Eastern Promises, the popular industry strand of the Karlovy Vary International Film Festival, has spent the last two years relegated to an online only event due to Covid-19, but the upcoming seventh edition of the event is now gearing up for what it hopes to be a vintage year as it returns in a physical capacity on Sunday, June 3.

The three-day event, which looks to promote regional and international filmmakers with distributors, sales agents, producers and festival programmers, will unveil 35 selected film projects – all at various stages —  through its Works in Progress, Works in Development – Feature Launch, First Cut+ Works in Progress and Odesa International Film Festival Works in Progress presentations. The most promising projects will receive awards totalling up to €125,000 ($151,850).

“The most important thing right now is that we’re back in a physical and on-site situation,” says head of film industry office Hugo Rosák. “We tried the online edition in the previous events and now we’re just looking forward to coming back to the physical pitching event.”

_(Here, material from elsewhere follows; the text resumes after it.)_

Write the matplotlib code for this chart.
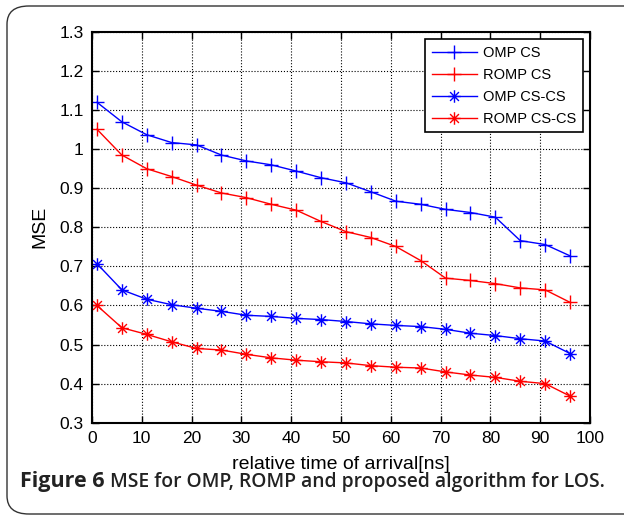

This year, its First Cut+ program, which was launched in 2020 to boost the marketability of feature films that participated in its First Cut Lab, is now branching out to include projects beyond Central and Eastern Europe, which had typically been its remit in the past. Much like its new Proxima Competition strand, which is opening up to include stories from beyond the region, First Cut+ this year will feature projects from Canada, Brazil as well as a UK-US-India co production dubbed Goldfish.

“We’re testing it,” Rosák says. “I still want to keep our industry section in some way specialized because we still want to be relevant and have an expertise in something. A lot of these projects from Central Eastern Europe often have a much harder path to be fully produced in the end, especially from the eastern European countries so we see this as still a mission for us on the industry side but we are experimenting as well by including projects from a wider geographical pool. I’m excited and curious to see how this will play out.”

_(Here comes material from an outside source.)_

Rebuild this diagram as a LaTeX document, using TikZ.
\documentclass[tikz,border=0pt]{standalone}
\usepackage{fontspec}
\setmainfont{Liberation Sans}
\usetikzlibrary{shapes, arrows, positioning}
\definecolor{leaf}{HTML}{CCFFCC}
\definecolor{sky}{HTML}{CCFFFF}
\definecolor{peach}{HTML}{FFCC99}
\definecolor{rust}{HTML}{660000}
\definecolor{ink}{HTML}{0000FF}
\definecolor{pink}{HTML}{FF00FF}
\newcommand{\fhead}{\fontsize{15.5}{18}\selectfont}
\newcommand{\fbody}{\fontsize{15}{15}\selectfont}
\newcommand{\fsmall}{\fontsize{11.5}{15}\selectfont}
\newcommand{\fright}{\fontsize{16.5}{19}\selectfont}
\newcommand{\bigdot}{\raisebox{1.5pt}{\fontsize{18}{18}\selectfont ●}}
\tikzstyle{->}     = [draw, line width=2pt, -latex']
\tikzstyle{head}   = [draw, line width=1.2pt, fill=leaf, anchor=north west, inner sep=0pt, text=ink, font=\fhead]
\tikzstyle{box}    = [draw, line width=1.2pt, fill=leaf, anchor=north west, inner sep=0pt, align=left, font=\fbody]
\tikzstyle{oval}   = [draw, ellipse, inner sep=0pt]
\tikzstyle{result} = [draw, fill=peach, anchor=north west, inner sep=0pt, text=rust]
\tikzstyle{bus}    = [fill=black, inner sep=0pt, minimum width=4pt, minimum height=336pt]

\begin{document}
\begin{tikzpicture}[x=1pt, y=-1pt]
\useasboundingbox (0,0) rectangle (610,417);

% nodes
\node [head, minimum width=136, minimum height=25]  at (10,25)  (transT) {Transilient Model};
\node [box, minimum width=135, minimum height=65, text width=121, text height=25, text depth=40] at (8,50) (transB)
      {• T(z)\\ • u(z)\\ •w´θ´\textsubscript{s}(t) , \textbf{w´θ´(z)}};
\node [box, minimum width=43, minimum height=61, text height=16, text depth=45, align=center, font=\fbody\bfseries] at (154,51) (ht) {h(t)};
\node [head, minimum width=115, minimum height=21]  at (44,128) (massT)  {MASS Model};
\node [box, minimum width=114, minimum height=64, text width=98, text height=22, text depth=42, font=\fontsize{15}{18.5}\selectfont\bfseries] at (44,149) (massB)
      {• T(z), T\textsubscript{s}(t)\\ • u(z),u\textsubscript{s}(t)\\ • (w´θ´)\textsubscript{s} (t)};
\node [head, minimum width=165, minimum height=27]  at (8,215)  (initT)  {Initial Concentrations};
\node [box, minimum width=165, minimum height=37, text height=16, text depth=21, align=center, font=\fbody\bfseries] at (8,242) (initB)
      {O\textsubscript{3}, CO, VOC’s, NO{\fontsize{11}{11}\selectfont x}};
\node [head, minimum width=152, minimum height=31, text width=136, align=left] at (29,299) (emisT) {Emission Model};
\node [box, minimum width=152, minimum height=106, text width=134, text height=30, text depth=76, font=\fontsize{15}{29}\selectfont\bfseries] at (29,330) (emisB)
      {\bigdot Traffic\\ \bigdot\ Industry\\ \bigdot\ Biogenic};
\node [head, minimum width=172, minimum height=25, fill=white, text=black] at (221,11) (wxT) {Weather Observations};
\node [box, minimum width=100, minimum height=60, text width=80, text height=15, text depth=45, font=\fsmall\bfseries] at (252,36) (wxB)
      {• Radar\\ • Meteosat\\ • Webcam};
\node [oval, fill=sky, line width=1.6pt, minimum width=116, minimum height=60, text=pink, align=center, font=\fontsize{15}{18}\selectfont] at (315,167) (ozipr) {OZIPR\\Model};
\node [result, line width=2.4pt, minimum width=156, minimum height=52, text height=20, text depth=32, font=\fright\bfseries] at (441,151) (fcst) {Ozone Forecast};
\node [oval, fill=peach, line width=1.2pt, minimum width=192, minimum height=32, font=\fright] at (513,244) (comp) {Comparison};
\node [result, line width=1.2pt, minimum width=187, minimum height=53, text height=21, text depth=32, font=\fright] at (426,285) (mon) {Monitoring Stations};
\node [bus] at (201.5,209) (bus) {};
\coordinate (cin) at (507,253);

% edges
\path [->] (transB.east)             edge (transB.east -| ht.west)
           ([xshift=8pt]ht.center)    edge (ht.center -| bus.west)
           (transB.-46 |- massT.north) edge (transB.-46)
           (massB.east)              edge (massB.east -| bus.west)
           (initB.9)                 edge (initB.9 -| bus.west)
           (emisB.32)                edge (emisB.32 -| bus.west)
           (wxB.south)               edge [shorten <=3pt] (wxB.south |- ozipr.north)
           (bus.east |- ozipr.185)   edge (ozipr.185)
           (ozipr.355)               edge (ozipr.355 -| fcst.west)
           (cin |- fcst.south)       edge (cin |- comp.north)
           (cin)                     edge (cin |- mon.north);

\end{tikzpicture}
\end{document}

Elsewhere, the festival is launching its KVIFF Talents, its talent development program which will run all year round. The aim is to support emerging filmmakers from the Czech Republic and Slovakia and provide them with “an alternative way to produce.”

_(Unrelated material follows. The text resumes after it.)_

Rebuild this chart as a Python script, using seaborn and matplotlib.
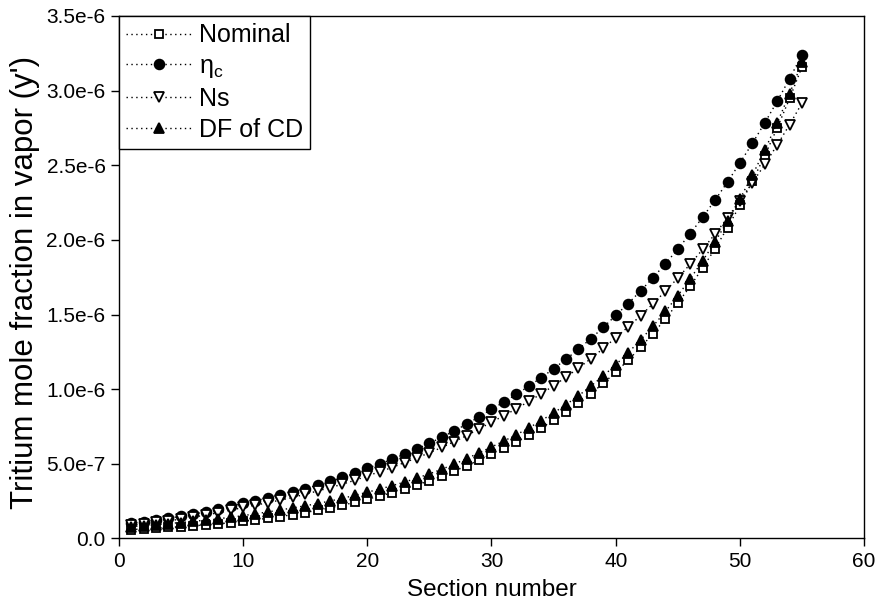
import matplotlib
matplotlib.use("Agg")
import matplotlib.pyplot as plt
import seaborn as sns
import pandas as pd

# section numbers 1..55
section = list(range(1, 56))

# tritium mole fraction in vapor, units of 1e-6
nominal = [0.060, 0.064, 0.069, 0.074, 0.079, 0.085, 0.091, 0.098, 0.106, 0.115,
           0.125, 0.136, 0.147, 0.160, 0.174, 0.189, 0.205, 0.223, 0.242, 0.263,
           0.284, 0.307, 0.331, 0.358, 0.386, 0.417, 0.451, 0.487, 0.526, 0.565,
           0.605, 0.647, 0.692, 0.741, 0.792, 0.848, 0.907, 0.971, 1.039, 1.114,
           1.194, 1.280, 1.372, 1.471, 1.577, 1.690, 1.812, 1.942, 2.082, 2.232,
           2.393, 2.565, 2.750, 2.948, 3.160]
eta_c = [0.103, 0.113, 0.124, 0.136, 0.149, 0.163, 0.179, 0.196, 0.215, 0.236,
         0.253, 0.271, 0.290, 0.311, 0.333, 0.357, 0.382, 0.409, 0.438, 0.470,
         0.500, 0.531, 0.565, 0.600, 0.638, 0.678, 0.721, 0.766, 0.815, 0.866,
         0.914, 0.966, 1.020, 1.077, 1.137, 1.201, 1.268, 1.339, 1.414, 1.494,
         1.574, 1.658, 1.747, 1.840, 1.939, 2.042, 2.152, 2.267, 2.388, 2.516,
         2.647, 2.784, 2.929, 3.081, 3.241]
ns = [0.090, 0.098, 0.108, 0.118, 0.130, 0.143, 0.157, 0.172, 0.189, 0.208,
      0.223, 0.240, 0.257, 0.275, 0.296, 0.318, 0.340, 0.364, 0.390, 0.418,
      0.448, 0.475, 0.509, 0.540, 0.574, 0.610, 0.649, 0.689, 0.734, 0.779,
      0.823, 0.869, 0.918, 0.969, 1.023, 1.081, 1.141, 1.205, 1.273, 1.345,
      1.417, 1.492, 1.572, 1.656, 1.745, 1.838, 1.937, 2.040, 2.149, 2.264,
      2.382, 2.506, 2.636, 2.773, 2.917]
df_cd = [0.080, 0.086, 0.093, 0.100, 0.107, 0.115, 0.123, 0.132, 0.142, 0.153,
         0.165, 0.178, 0.191, 0.205, 0.219, 0.234, 0.251, 0.269, 0.289, 0.310,
         0.331, 0.354, 0.378, 0.405, 0.433, 0.464, 0.498, 0.535, 0.574, 0.613,
         0.653, 0.695, 0.740, 0.790, 0.841, 0.897, 0.956, 1.021, 1.089, 1.164,
         1.244, 1.330, 1.422, 1.521, 1.627, 1.740, 1.860, 1.988, 2.126, 2.274,
         2.433, 2.602, 2.784, 2.980, 3.190]

series_names = ["Nominal", "η$_\\mathregular{c}$", "Ns", "DF of CD"]
yticks = [0.0, 0.5e-6, 1.0e-6, 1.5e-6, 2.0e-6, 2.5e-6, 3.0e-6, 3.5e-6]
ytick_labels = ["0.0", "5.0e-7", "1.0e-6", "1.5e-6", "2.0e-6", "2.5e-6", "3.0e-6", "3.5e-6"]
xticks = [0, 10, 20, 30, 40, 50, 60]

sns.set_style("ticks")
plt.rcParams["font.family"] = ["Liberation Sans", "DejaVu Sans"]
plt.rcParams["mathtext.fontset"] = "custom"
plt.rcParams["mathtext.rm"] = "Liberation Sans"
plt.rcParams["text.color"] = "black"
plt.rcParams["axes.labelcolor"] = "black"

data = pd.DataFrame({
    "section": section,
    "nominal": [v * 1e-6 for v in nominal],
    "eta_c": [v * 1e-6 for v in eta_c],
    "ns": [v * 1e-6 for v in ns],
    "df_cd": [v * 1e-6 for v in df_cd],
})

fig = plt.figure(figsize=(8.8, 6.15), dpi=100)
ax = fig.add_axes([0.135, 0.1244, 0.847, 0.8496])

styles = [
    ("nominal", "s", "white", 6.0),
    ("eta_c", "o", "black", 7.0),
    ("ns", "v", "white", 6.5),
    ("df_cd", "^", "black", 6.5),
]
for (col, mk, fc, ms), name in zip(styles, series_names):
    sns.lineplot(data=data, x="section", y=col, ax=ax, color="black",
                 linestyle=(0, (1, 2.5)), linewidth=1.0, marker=mk, markersize=ms,
                 markerfacecolor=fc, markeredgecolor="black", markeredgewidth=1.3,
                 label=name)

ax.set_xlim(0, 60)
ax.set_ylim(0, 3.5e-6)
ax.set_xticks(xticks)
ax.set_yticks(yticks)
ax.set_yticklabels(ytick_labels)
ax.tick_params(direction="out", length=6, width=1.0, labelsize=15,
               colors="black", labelcolor="black")
for sp in ax.spines.values():
    sp.set_color("black")
    sp.set_linewidth(1.0)

ax.set_xlabel("Section number", fontsize=17.5, labelpad=6)
ax.set_ylabel("Tritium mole fraction in vapor (y')", fontsize=22.5)
ax.yaxis.set_label_coords(-0.106, 0.49)

leg = ax.legend(loc="upper left", fontsize=18, frameon=True, fancybox=False,
                edgecolor="black", borderaxespad=0, handlelength=2.6,
                handletextpad=0.3, labelspacing=0.27, borderpad=0.3)
leg.get_frame().set_linewidth(1.0)
leg.get_frame().set_alpha(1)

fig.savefig("out.png", dpi=100)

“In the Czech film space, we are experiencing this kind of situation where a lot of the filmmakers are just waiting to get their first feature film produced once they received funding from the state fund but state funding doesn’t support necessarily daring projects or low budget projects,” he says. “They are very careful in how they distribute tax payer’s money of course and I think we will even see less money distributed in the upcoming years. This is our way of searching for creativity and addressing it. We want to give an opportunity to create something with a low budget [within €200,000].”

Rosák adds that the aim is to pair the selected projects and talent with mentors and collaborators “in a customized way.”

That way, he says, “they will have a better chance in finding private equity money down the road and a better chance of finding funding through the state because they will have already gone through this kind of development workshop.”

KVIFF Talents is divided into two sections, held in parallel: the “Creative Pool” focuses on ideas for audiovisual works of any format or genre ranging from short film to web series to podcast while “Feature Pool” will support live action films that have the potential to be made quickly.

Additionally, located in the new KVIFF.TV Park space, the festival will launch its Film Distribution Innovation Hub, a public showcase that will include different innovative digital tools put together by various tech company representatives to provide inside into alternative methods for distributing work.

As previously announced, Ukraine’s Odesa Film Festival, is set to hold its own Works In Progress section within the industry strand. Led and programmed completely by the Odesa Film Festival staff, Karlovy Vary is offering a space for this festival to screenings of works in progress. The Odesa Film Festival is set to take place from July 23-30 and its festival director Anna Machukh has indicated that the format of the festival – whether it runs online or in-person – will depend on the situation in Ukraine at the time.

“This is something that we hope is going to be useful for our Ukrainian friends because, in a sense, it will help these films to not get stuck in the pipeline and hopefully get a chance to get finished,” says Rosák. “A lot of funding in Ukraine has, of course, gone into the war and not into films. So, we hope that we can at least showcase the work that is out there.”

Rosák says that this initiative felt like a “more meaningful way” to support Ukraine as opposed to showing a retrospective of Ukrainian films.”

He adds, “We really want to help these producers to still be able to showcase what they have. For us, it’s a continuation of two years of uncertainty because, we’ve just had the pandemic and now it feels also that there are so many uncertainties surrounding the war. We need to help our Ukrainian friends in any way we can.”